③インターネットの掲示板に「○○(被害者名)は自己中でワガママキチガイ」「いや違う○○(被害者名)は変質者じゃけ!」などと投稿(侮辱罪、科料9900円)

④インターネットサイトの口コミ掲示板に「詐欺不動産」「対応が最悪の不動産屋。頭の悪い詐欺師みたいな人。」などと投稿(侮辱罪、科料9000円)

⑤集合住宅で被害者3人に対し「今、ほら、ちまたで流行りの発達障害。だから人とのコミュニケーションがちょっと出来ない。」などと言った(侮辱罪、科料9000円)

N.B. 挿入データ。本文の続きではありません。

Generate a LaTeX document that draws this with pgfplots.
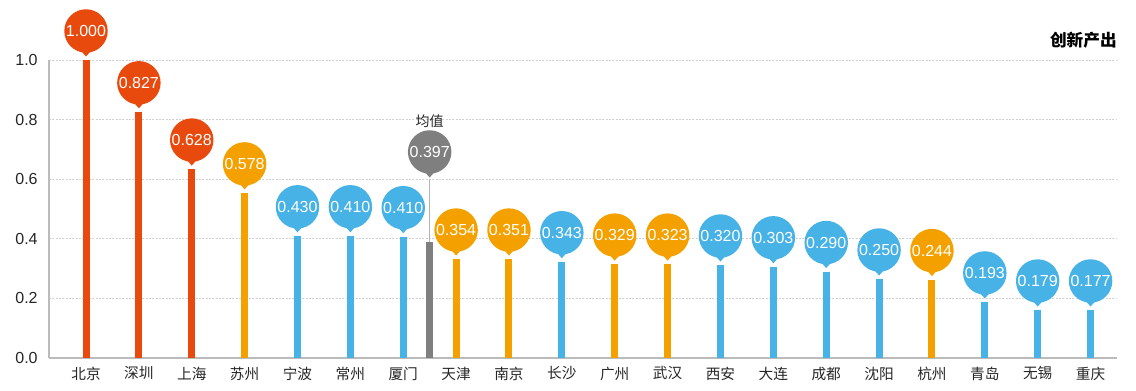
\documentclass[border=0pt]{standalone}
\usepackage{pgfplots}
\usepackage{pgfplotstable}
\pgfplotsset{compat=1.18}
\usepackage{fontspec}
\setmainfont{Liberation Sans}
\newfontfamily\cjk{Noto Sans CJK SC}
\definecolor{cred}{HTML}{E84A0E}
\definecolor{corange}{HTML}{F4A100}
\definecolor{cblue}{HTML}{47B2E6}
\definecolor{cgray}{HTML}{7F7F7F}
\definecolor{cgrid}{HTML}{D0D0D0}
\definecolor{caxis}{HTML}{BBBBBB}
\pgfdeclareplotmark{balloon}{%
  \pgfpathcircle{\pgfpoint{0pt}{21.75pt}}{16.3pt}%
  \pgfusepathqfill
  \pgfpathmoveto{\pgfpoint{-6pt}{9.5pt}}%
  \pgfpathlineto{\pgfpoint{0pt}{2.6pt}}%
  \pgfpathlineto{\pgfpoint{6pt}{9.5pt}}%
  \pgfpathclose
  \pgfusepathqfill}
\pgfplotstableread{
x bar lab
0 1.000 1.000
1 0.826 0.827
2 0.634 0.628
}\tred
\pgfplotstableread{
x bar lab
3 0.554 0.578
7 0.332 0.354
8 0.332 0.351
10 0.315 0.329
11 0.315 0.323
16 0.263 0.244
}\torange
\pgfplotstableread{
x bar lab
4 0.410 0.430
5 0.410 0.410
6 0.407 0.410
9 0.323 0.343
12 0.312 0.320
13 0.306 0.303
14 0.290 0.290
15 0.265 0.250
17 0.188 0.193
18 0.161 0.179
19 0.161 0.177
}\tblue
\pgfplotstableread{
x bar pin lab
6.5 0.388 0.594 0.397
}\tmean
\begin{document}
\begin{tikzpicture}
\begin{axis}[name=ax,
  scale only axis, width=801pt, height=223.5pt,
  xmin=-0.7, xmax=19.5, ymin=0, ymax=1.0,
  clip=false,
  axis lines*=left,
  axis line style={caxis, line width=0.8pt},
  ytick={0,0.2,...,1.0},
  ymajorgrids,
  grid style={cgrid, dash pattern=on 1.5pt off 1pt, line width=0.5pt},
  /pgf/number format/assume math mode=true,
  yticklabel style={/pgf/number format/fixed, /pgf/number format/fixed zerofill, /pgf/number format/precision=1, font=\fontsize{12}{13}\selectfont, text=black!85, xshift=-5pt},
  y tick style={draw=none},
  xtick={0,...,19},
  xticklabels={北京,深圳,上海,苏州,宁波,常州,厦门,天津,南京,长沙,广州,武汉,西安,大连,成都,沈阳,杭州,青岛,无锡,重庆},
  xticklabel style={font=\cjk\fontsize{11}{12}\selectfont, text=black!85, yshift=-3pt},
  x tick style={draw=none},
  extra x ticks={0.5,1.5,...,19.5},
  extra x tick labels={},
  extra x tick style={tick align=inside, major tick length=4.5pt, tick style={draw=caxis, line width=0.6pt}, grid=none},
  every axis plot/.append style={line cap=butt},
  nodes near coords align={anchor=center},
  every node near coord/.append style={anchor=center, yshift=21.75pt, text=white, font=\fontsize{12}{12}\selectfont, inner sep=0pt},
]
% bars
\addplot[ycomb, cred, line width=5.25pt, mark=none] table[x=x, y=bar] {\tred};
\addplot[ycomb, corange, line width=5.25pt, mark=none] table[x=x, y=bar] {\torange};
\addplot[ycomb, cblue, line width=5.25pt, mark=none] table[x=x, y=bar] {\tblue};
\addplot[ycomb, cgray, line width=5.25pt, mark=none] table[x=x, y=bar] {\tmean};
\addplot[cgray!60, line width=0.6pt] coordinates {(6.5,0.388) (6.5,0.60)};
% balloons
\addplot[only marks, mark=balloon, mark options={fill=cred}, nodes near coords, point meta=explicit symbolic] table[x=x, y=bar, meta=lab] {\tred};
\addplot[only marks, mark=balloon, mark options={fill=corange}, nodes near coords, point meta=explicit symbolic] table[x=x, y=bar, meta=lab] {\torange};
\addplot[only marks, mark=balloon, mark options={fill=cblue}, nodes near coords, point meta=explicit symbolic] table[x=x, y=bar, meta=lab] {\tblue};
\addplot[only marks, mark=balloon, mark options={fill=cgray}, nodes near coords, point meta=explicit symbolic] table[x=x, y=pin, meta=lab] {\tmean};
\node[font=\cjk\fontsize{10.5}{12}\selectfont, text=black!85] at (axis cs:6.5,0.795) {均值};
\node[anchor=east, font=\cjk\fontsize{12.5}{14}\bfseries, inner sep=0pt] at ([yshift=15pt]rel axis cs:1,1) {创新产出};
\end{axis}
\pgfresetboundingbox
\path (ax.south west) ++(-36.75pt,-24.75pt) coordinate (bl);
\path (ax.south west) ++(815.25pt,268.5pt) coordinate (tr);
\useasboundingbox (bl) rectangle (tr);
\end{tikzpicture}
\end{document}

※②~⑤は法務省公表「侮辱罪の事例集」より。いずれも厳罰化前の2020年中に一審判決・略式命令のあった事例のため科料1万円未満だが、現在は1年以下の懲役もしくは禁錮もしくは30万円以下の罰金または拘留もしくは科料になる可能性があるので注意が必要

罪を逃れても「損害賠償請求」の可能性

名誉毀損罪や侮辱罪など刑事上の責任に問われずとも、誹謗中傷は被害者の訴えにより民事上の責任に問われ、巨額の損害賠償請求をされる可能性もある。

誹謗中傷と取られかねない投稿はしないことが基本だが、もし投稿してしまった場合は、拡散されないうちに早めに削除する、相手から訴えられた場合は誠実に謝罪をする、また話がこじれそうな場合は早めに弁護士に相談するのもひとつの有効な手段だろう。